A run of records
********

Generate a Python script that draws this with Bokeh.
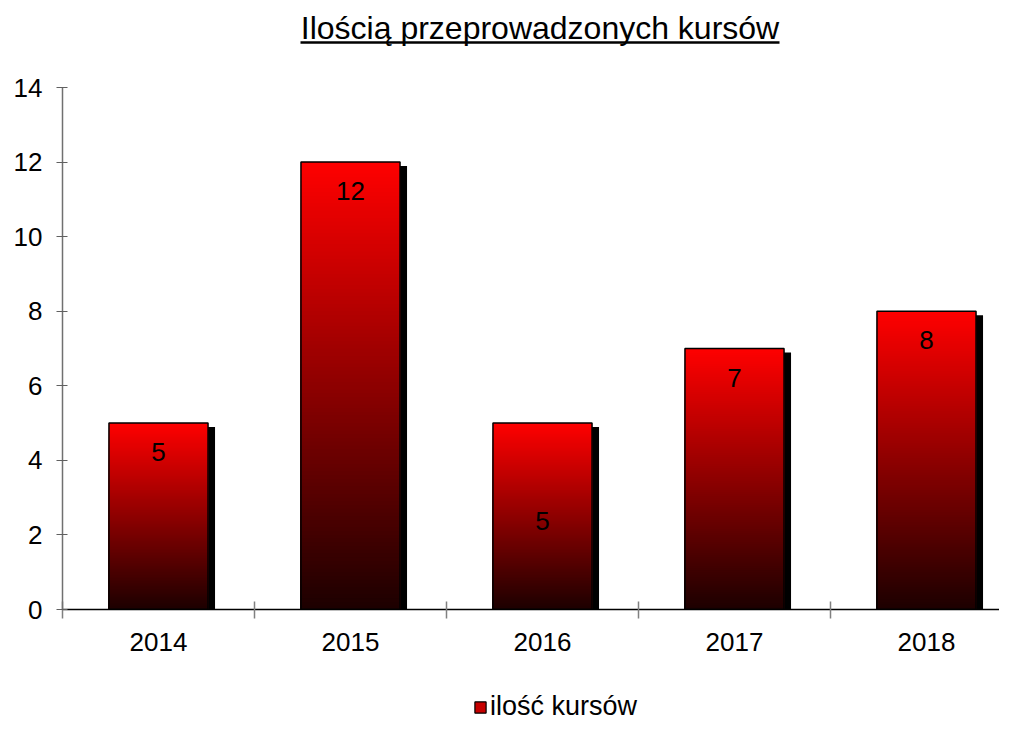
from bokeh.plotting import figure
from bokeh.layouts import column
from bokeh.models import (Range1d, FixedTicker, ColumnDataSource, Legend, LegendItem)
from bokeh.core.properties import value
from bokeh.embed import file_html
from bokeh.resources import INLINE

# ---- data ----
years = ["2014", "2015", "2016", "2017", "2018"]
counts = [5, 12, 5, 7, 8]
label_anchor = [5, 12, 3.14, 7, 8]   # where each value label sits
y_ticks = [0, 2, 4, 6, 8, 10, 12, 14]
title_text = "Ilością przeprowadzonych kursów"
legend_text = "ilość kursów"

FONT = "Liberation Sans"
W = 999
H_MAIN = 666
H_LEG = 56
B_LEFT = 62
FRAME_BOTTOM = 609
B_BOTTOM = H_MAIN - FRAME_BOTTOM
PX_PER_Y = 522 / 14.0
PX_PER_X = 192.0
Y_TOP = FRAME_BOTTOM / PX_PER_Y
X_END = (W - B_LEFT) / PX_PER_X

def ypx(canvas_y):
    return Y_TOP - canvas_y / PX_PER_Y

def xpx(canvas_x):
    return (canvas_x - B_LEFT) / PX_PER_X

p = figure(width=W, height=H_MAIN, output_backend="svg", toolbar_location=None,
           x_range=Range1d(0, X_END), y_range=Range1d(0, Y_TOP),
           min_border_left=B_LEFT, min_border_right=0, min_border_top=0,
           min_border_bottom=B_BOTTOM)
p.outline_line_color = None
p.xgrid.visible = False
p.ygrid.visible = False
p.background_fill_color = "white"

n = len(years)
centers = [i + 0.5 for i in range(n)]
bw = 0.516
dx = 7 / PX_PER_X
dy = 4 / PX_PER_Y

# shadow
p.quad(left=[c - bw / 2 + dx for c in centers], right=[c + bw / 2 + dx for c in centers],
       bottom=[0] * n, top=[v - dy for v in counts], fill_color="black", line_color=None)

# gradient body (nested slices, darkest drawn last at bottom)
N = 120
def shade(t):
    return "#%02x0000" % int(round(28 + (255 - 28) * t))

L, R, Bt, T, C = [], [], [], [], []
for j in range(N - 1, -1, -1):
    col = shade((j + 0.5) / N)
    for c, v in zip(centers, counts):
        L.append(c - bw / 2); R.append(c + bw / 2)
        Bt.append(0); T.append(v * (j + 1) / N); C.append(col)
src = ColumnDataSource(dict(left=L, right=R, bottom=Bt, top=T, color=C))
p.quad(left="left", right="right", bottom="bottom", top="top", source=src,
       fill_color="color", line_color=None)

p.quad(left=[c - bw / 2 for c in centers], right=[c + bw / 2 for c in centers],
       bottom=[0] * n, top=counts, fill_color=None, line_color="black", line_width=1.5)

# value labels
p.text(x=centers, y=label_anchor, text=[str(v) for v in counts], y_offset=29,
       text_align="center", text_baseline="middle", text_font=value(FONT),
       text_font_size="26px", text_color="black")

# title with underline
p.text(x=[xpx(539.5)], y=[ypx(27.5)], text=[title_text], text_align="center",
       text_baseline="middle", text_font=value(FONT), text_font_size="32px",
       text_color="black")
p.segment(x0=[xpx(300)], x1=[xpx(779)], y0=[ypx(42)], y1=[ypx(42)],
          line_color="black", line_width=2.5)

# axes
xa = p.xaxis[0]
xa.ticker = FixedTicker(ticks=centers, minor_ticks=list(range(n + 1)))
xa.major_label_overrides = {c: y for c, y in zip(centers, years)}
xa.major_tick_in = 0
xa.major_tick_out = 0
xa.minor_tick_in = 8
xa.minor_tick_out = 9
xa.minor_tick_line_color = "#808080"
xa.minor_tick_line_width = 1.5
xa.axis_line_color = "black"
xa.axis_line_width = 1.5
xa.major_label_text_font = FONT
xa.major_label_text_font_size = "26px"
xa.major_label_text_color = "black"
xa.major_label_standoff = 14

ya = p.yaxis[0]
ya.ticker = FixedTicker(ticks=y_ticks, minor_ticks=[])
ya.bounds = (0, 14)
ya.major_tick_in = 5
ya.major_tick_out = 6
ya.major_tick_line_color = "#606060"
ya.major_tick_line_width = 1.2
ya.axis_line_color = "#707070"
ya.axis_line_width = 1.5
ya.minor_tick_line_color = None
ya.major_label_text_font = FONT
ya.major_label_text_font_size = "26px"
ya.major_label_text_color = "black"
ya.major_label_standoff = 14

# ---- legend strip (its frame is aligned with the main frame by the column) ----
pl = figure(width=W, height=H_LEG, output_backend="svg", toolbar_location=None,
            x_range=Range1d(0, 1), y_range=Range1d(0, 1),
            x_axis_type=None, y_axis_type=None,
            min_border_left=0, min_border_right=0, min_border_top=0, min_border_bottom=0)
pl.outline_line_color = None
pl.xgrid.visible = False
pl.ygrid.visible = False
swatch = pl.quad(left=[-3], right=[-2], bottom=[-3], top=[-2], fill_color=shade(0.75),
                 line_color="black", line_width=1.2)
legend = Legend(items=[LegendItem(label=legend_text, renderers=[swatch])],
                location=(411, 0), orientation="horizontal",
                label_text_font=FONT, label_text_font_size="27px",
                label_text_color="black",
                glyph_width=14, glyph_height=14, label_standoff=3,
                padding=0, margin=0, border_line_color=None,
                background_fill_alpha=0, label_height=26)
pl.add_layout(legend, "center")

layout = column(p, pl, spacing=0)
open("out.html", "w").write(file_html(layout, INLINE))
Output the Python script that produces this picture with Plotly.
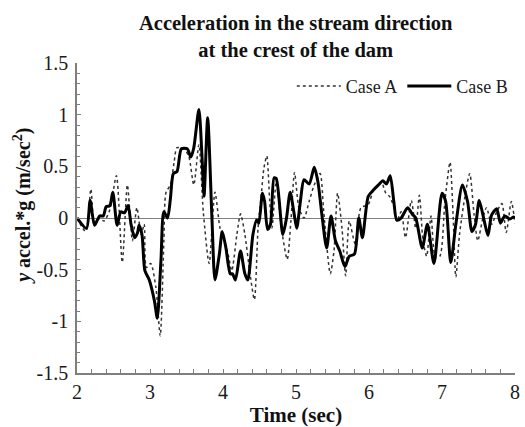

********

Find every line holding the word "that"; give their count and nothing else.

2